— begin PROVIDED MATERIAL —

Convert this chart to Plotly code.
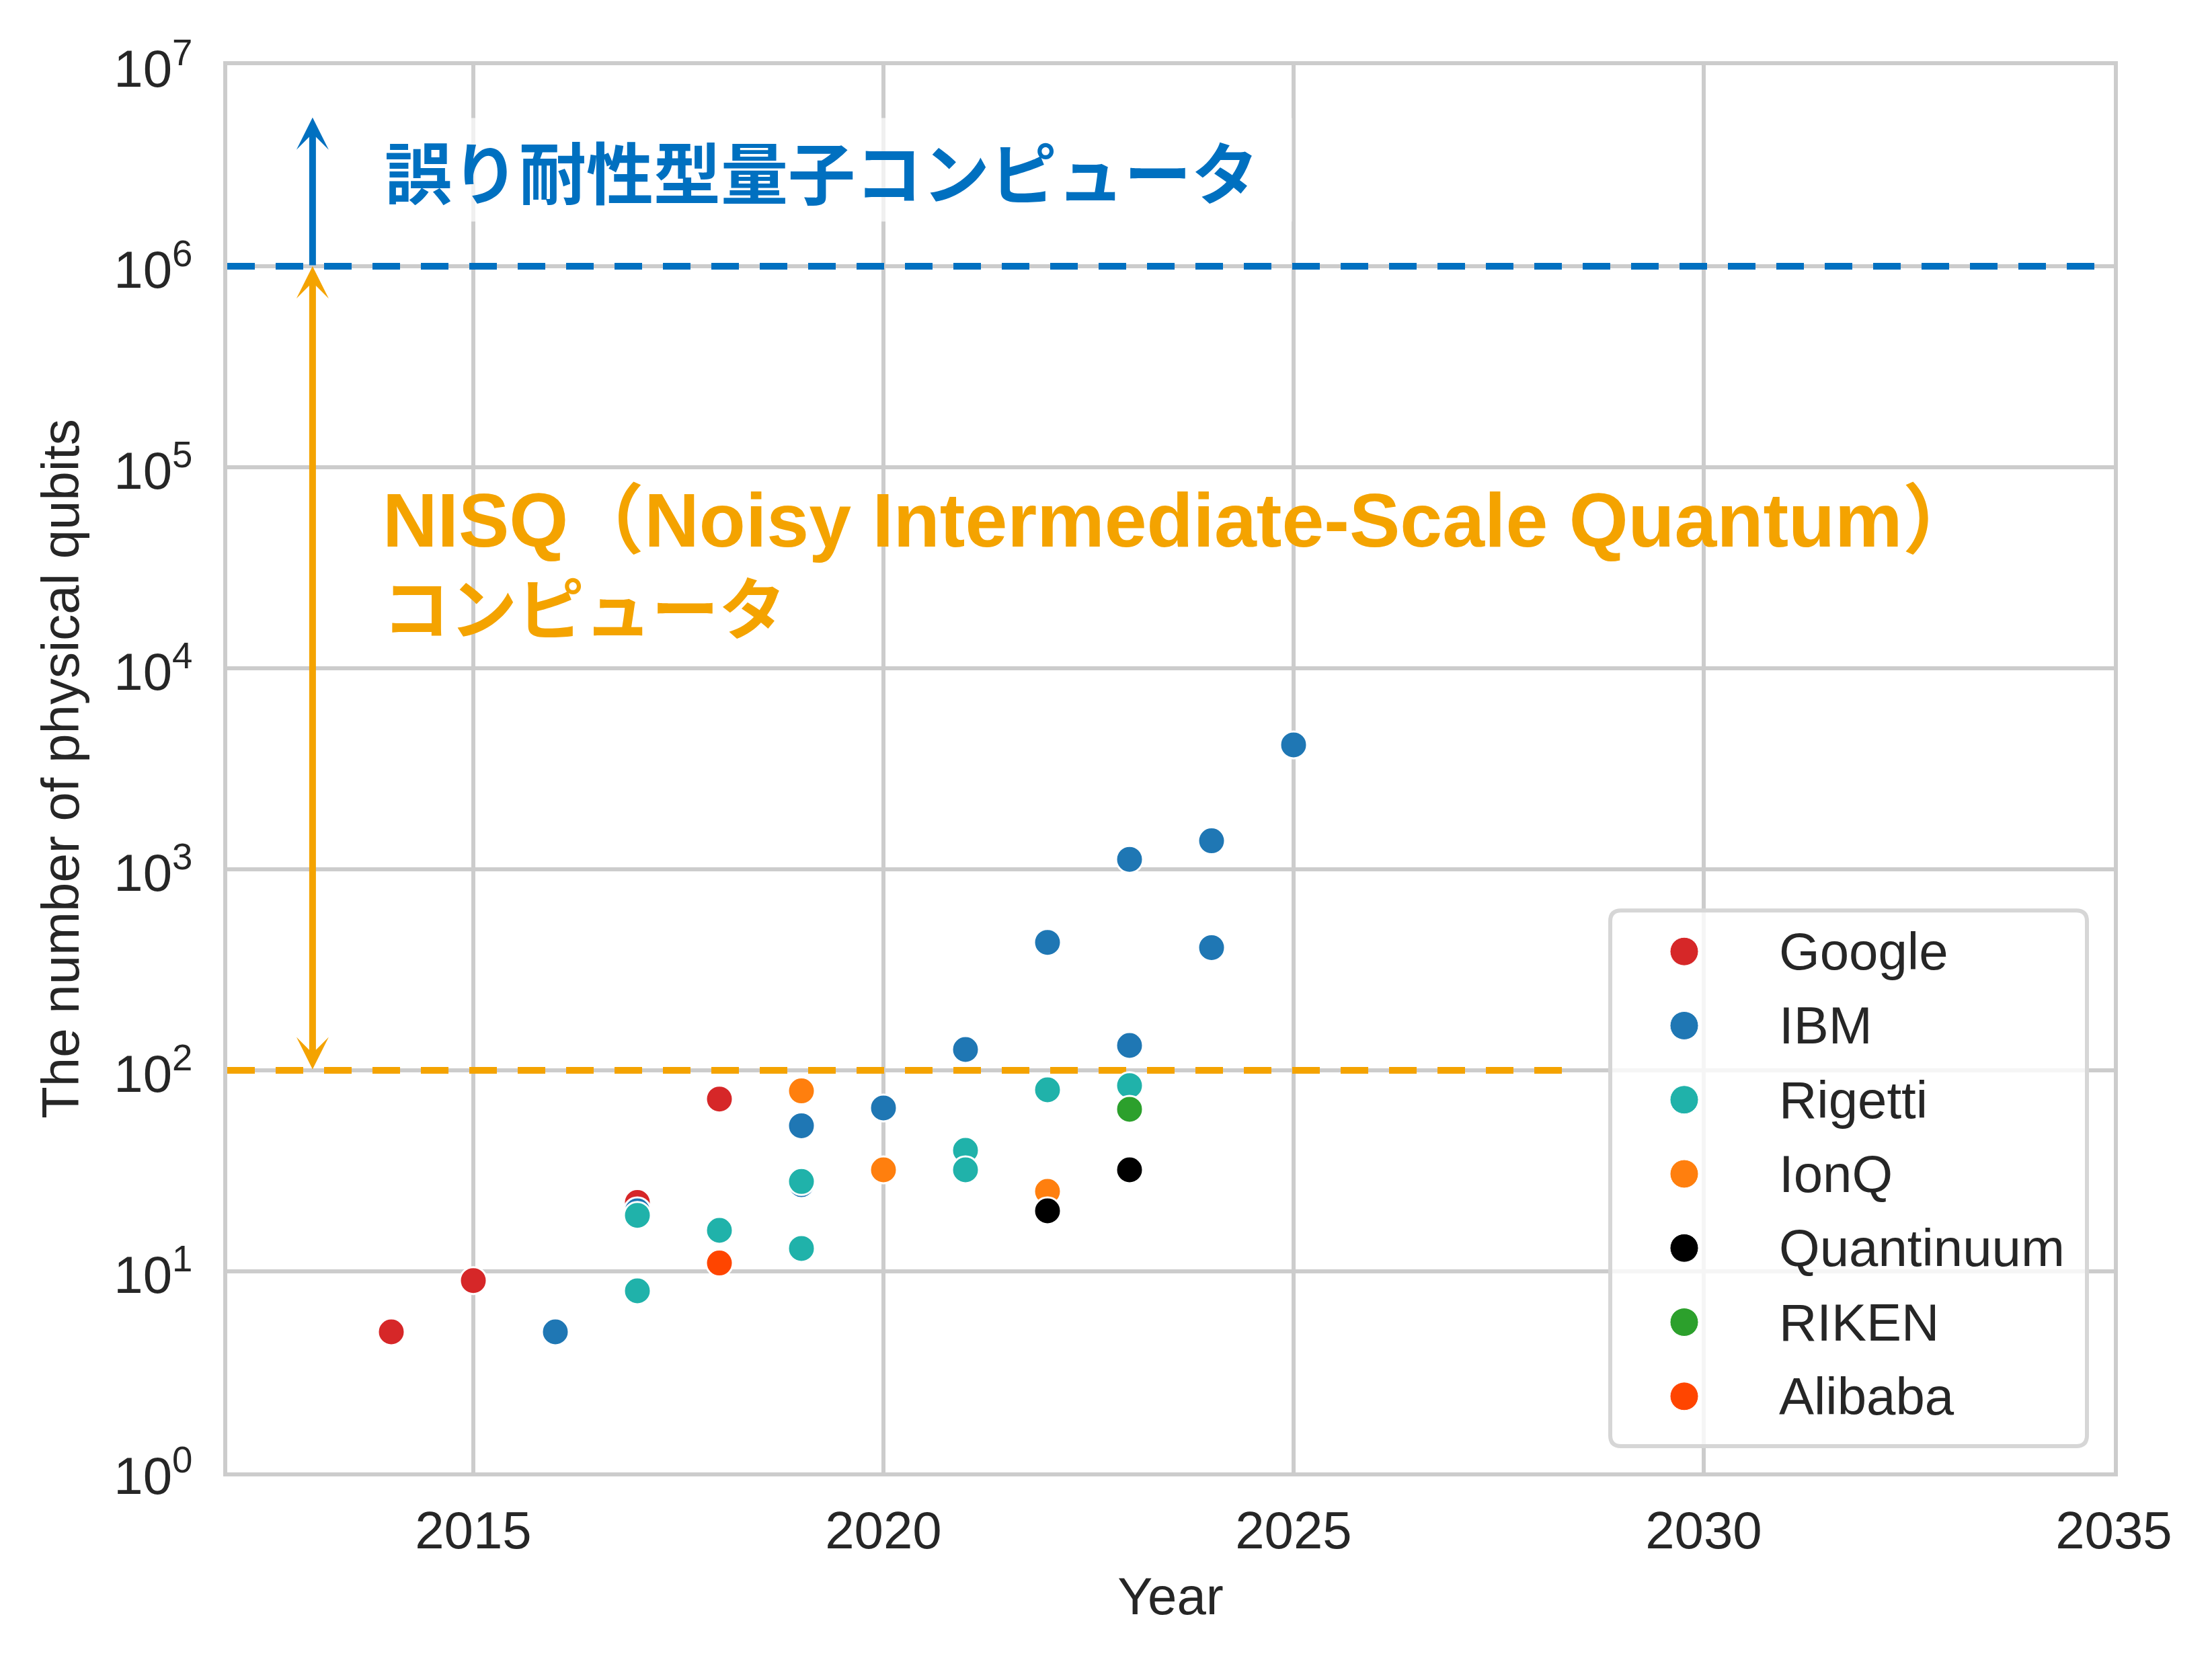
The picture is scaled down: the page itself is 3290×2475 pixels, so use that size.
import math
import plotly.graph_objects as go

# ---------------- data ----------------
companies = ["Google", "IBM", "Rigetti", "IonQ", "Quantinuum", "RIKEN", "Alibaba"]
colors = ["#d62728", "#1f77b4", "#20b2aa", "#ff7f0e", "#000000", "#2ca02c", "#ff4500"]

google_years = [2014, 2015, 2017, 2018]
google_qubits = [5, 9, 22, 72]

ibm_years = [2016, 2017, 2019, 2019, 2020, 2021, 2022, 2023, 2023, 2024, 2024, 2025]
ibm_qubits = [5, 20, 53, 27, 65, 127, 433, 1121, 133, 1386, 408, 4158]

rigetti_years = [2017, 2017, 2018, 2019, 2019, 2021, 2021, 2022, 2023]
rigetti_qubits = [8, 19, 16, 28, 13, 40, 32, 80, 84]

ionq_years = [2019, 2020, 2022]
ionq_qubits = [79, 32, 25]

quantinuum_years = [2022, 2023]
quantinuum_qubits = [20, 32]

riken_years = [2023]
riken_qubits = [64]

alibaba_years = [2018]
alibaba_qubits = [11]

series = [
    (google_years, google_qubits),
    (ibm_years, ibm_qubits),
    (rigetti_years, rigetti_qubits),
    (ionq_years, ionq_qubits),
    (quantinuum_years, quantinuum_qubits),
    (riken_years, riken_qubits),
    (alibaba_years, alibaba_qubits),
]

ftqc_threshold = 1e6
nisq_threshold = 1e2
arrow_year = 2013.04
arrow_top = 5.5e6
text_year = 2013.88

x_ticks = [2015, 2020, 2025, 2030, 2035]
y_ticks = [10 ** k for k in range(0, 8)]
y_ticktext = [f"10<sup>{k}</sup>" for k in range(0, 8)]

ftqc_label = "誤り耐性型量子コンピュータ"
nisq_label1 = "NISQ（Noisy Intermediate-Scale Quantum）"
nisq_label2 = "コンピュータ"

BLUE = "#0070c0"
ORANGE = "#f4a300"
GRID = "#cccccc"
TXT = "#262626"
LATIN = "Arial, Liberation Sans, sans-serif"
CJK = "Noto Sans CJK JP"

# page offset of the figure div (default body margin)
OFF = 8

fig = go.Figure()

# threshold lines
fig.add_trace(go.Scatter(x=[2012, 2035], y=[ftqc_threshold] * 2, mode="lines",
                         line=dict(color=BLUE, width=10, dash="41px,31px"),
                         showlegend=False, hoverinfo="skip"))
fig.add_trace(go.Scatter(x=[2012, 2028.5], y=[nisq_threshold] * 2, mode="lines",
                         line=dict(color=ORANGE, width=10, dash="41px,31px"),
                         showlegend=False, hoverinfo="skip"))

for name, col, (xs, ys) in zip(companies, colors, series):
    fig.add_trace(go.Scatter(
        x=xs, y=ys, mode="markers", name=name,
        marker=dict(size=40, color=col, line=dict(color="white", width=3)),
        showlegend=False,
    ))

annotations = []
# arrows
annotations.append(dict(x=arrow_year, y=math.log10(arrow_top), ax=arrow_year, ay=math.log10(ftqc_threshold),
                        xref="x", yref="y", axref="x", ayref="y", text="", showarrow=True,
                        arrowhead=3, arrowsize=0.8, arrowwidth=10, arrowcolor=BLUE, standoff=0))
annotations.append(dict(x=arrow_year, y=math.log10(ftqc_threshold), ax=arrow_year, ay=math.log10(nisq_threshold),
                        xref="x", yref="y", axref="x", ayref="y", text="", showarrow=True,
                        arrowhead=3, arrowsize=0.8, arrowwidth=10, arrowcolor=ORANGE,
                        arrowside="end+start", startarrowhead=3, startarrowsize=0.8,
                        standoff=0, startstandoff=0))
# texts
annotations.append(dict(x=text_year, y=6.48, xref="x", yref="y", xanchor="left", yanchor="middle",
                        text=ftqc_label + "&nbsp;&nbsp;", showarrow=False,
                        font=dict(family=CJK, size=100, color=BLUE, weight="bold"),
                        bgcolor="rgba(255,255,255,0.7)", borderpad=4))
nisq_text = (f'<span style="font-family:Liberation Sans,Arial,Noto Sans CJK JP;font-size:113px">'
             f'{nisq_label1}</span><br>{nisq_label2}')
annotations.append(dict(x=text_year, y=4.51, xref="x", yref="y", xanchor="left", yanchor="middle",
                        align="left", text=nisq_text, showarrow=False,
                        font=dict(family=CJK, size=100, color=ORANGE, weight="bold")))

# custom legend (large markers) -- pixel positions measured on the page
PL, PR, PT, PB = 338, 3144, 96.5, 2190
pw, ph = PR - PL, PB - PT
def px2paper_x(v):
    return (v - PL) / pw
def px2paper_y(v):
    return (PB - v) / ph

lx0, lx1, ly0, ly1 = px2paper_x(2395), px2paper_x(3104), px2paper_y(2151), px2paper_y(1354)
rx, ry = 16 / pw, 16 / ph
path = (f"M{lx0 + rx},{ly0} L{lx1 - rx},{ly0} Q{lx1},{ly0} {lx1},{ly0 + ry} "
        f"L{lx1},{ly1 - ry} Q{lx1},{ly1} {lx1 - rx},{ly1} "
        f"L{lx0 + rx},{ly1} Q{lx0},{ly1} {lx0},{ly1 - ry} "
        f"L{lx0},{ly0 + ry} Q{lx0},{ly0} {lx0 + rx},{ly0} Z")
shapes = [dict(type="path", path=path, xref="paper", yref="paper", layer="above",
               fillcolor="rgba(255,255,255,0.8)", line=dict(color="#d6d6d6", width=6))]
for i, (name, col) in enumerate(zip(companies, colors)):
    yc = px2paper_y(1415 + 110.3 * i)
    shapes.append(dict(type="circle", xref="paper", yref="paper", layer="above",
                       xsizemode="pixel", ysizemode="pixel",
                       xanchor=px2paper_x(2505), yanchor=yc,
                       x0=-21, x1=21, y0=-21, y1=21,
                       fillcolor=col, line=dict(color="white", width=1)))
    annotations.append(dict(x=px2paper_x(2644), y=yc, xref="paper", yref="paper",
                            xanchor="left", yanchor="middle", text=name, showarrow=False,
                            font=dict(family=LATIN, size=78, color=TXT)))

fig.update_layout(
    width=3290, height=2475,
    margin=dict(l=PL - OFF, r=3290 - PR + OFF, t=PT - OFF, b=2475 - PB + OFF),
    paper_bgcolor="white", plot_bgcolor="white",
    showlegend=False,
    annotations=annotations,
    shapes=shapes,
    font=dict(family=LATIN, size=78, color=TXT),
    xaxis=dict(range=[2012, 2035], tickvals=x_ticks, showgrid=True, gridcolor=GRID, gridwidth=6,
               showline=True, mirror=True, linecolor=GRID, linewidth=6, zeroline=False,
               ticks="", ticklabelstandoff=13,
               tickfont=dict(family=LATIN, size=78, color=TXT),
               title=dict(text="Year", font=dict(family=LATIN, size=78, color=TXT), standoff=30)),
    yaxis=dict(type="log", range=[0, 7], tickvals=y_ticks, ticktext=y_ticktext,
               showgrid=True, gridcolor=GRID, gridwidth=6,
               showline=True, mirror=True, linecolor=GRID, linewidth=6, zeroline=False,
               ticks="", ticklabelstandoff=30, ticklabelshift=5,
               tickfont=dict(family=LATIN, size=78, color=TXT),
               title=dict(text="The number of physical qubits",
                          font=dict(family=LATIN, size=78, color=TXT), standoff=28)),
)

fig.write_html("out.html")
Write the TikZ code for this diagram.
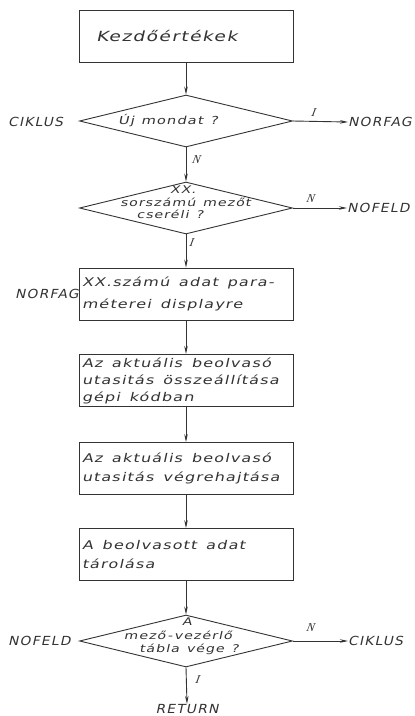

— end PROVIDED MATERIAL —

# WHAT IS EXPECTED:
Copy every line above in which the string "code" shows up.

# WRITTEN REPLY:
Convert this chart to Plotly code.
Write the TikZ code for this diagram.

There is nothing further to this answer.